All the mental and physical preparation has been to prepare Philippus for her second professional MMA bout, which is set to take place this weekend against Cat Ginorio at Rocks Xtreme Combat 11 in Corpus Christi, Texas. Ginorio has been slated to fight quite a few times, but she has not been able to actually fight in a sanctioned bout yet.
“The promoter says she has tried to fight and it seems there are always last-minute issues,” Philippus revealed. “Things happen. Her coach says she is ready to go pro and that going pro would eliminate some of those issues and she would have to deal with someone backing out less. What can I say?
“It’s actually been nice not knowing too much about her. It is almost a mental vacation, not having to worry about her strengths because I don’t know them. I do know she trains at a Duane Ludwig affiliate, so she has to be a decent striker, and I know she has a blue belt in jiu-jitsu.

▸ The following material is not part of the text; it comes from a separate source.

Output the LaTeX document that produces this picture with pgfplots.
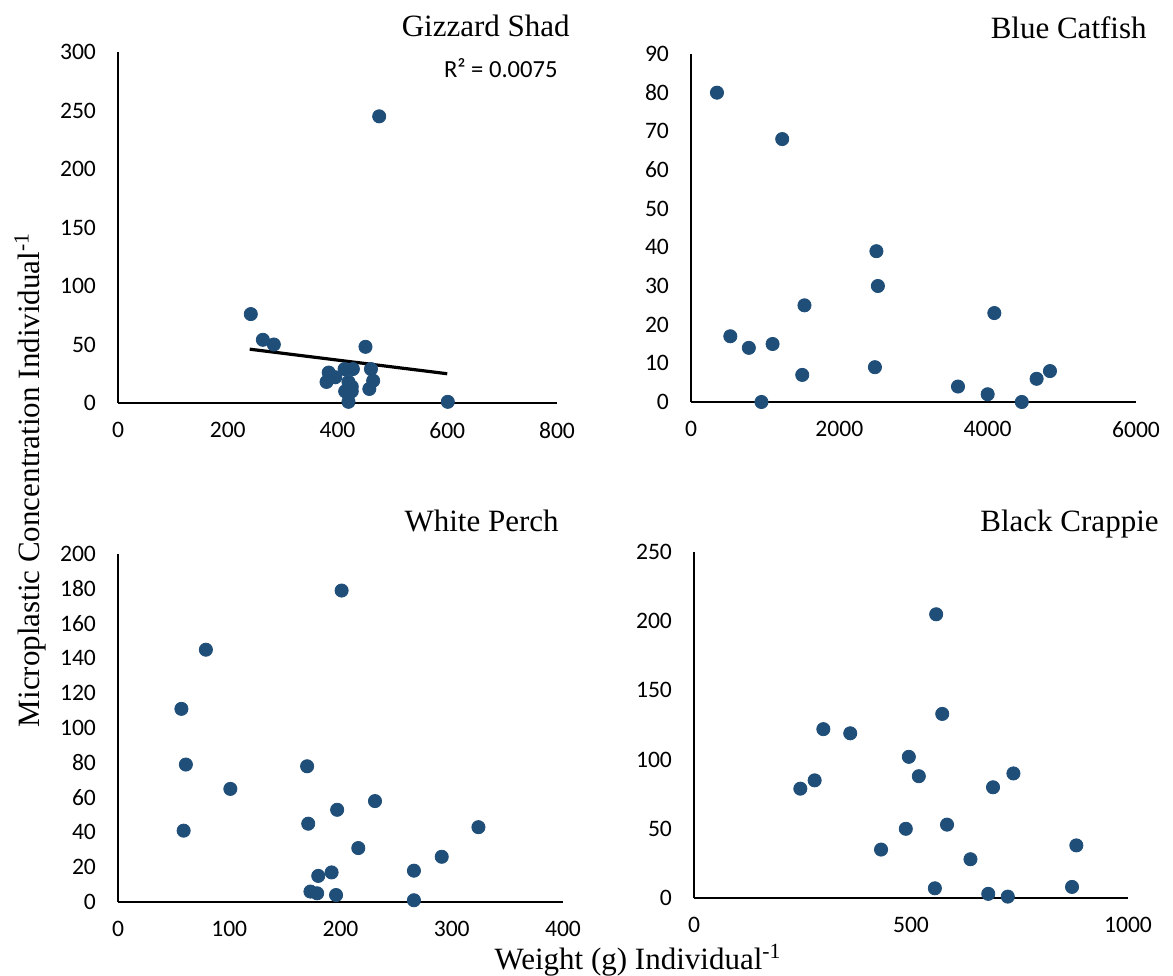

“Her coach wants her to fight at 105 [pounds]. I thought that since it was over the holidays and both of us might want to celebrate Christmas and New Year’s that we could have a catchweight at 110, but her coach says she is walking round at 111. So, I guess it’s good to get my weight back down. I feel like we take it more seriously.”
Sometimes you just have to stop, get your bearings, check your gear and give yourself a breather. Philippus has done just that for the last two years. Now, she is ready to show what a little rest and refocusing can do. And this Saturday, she will.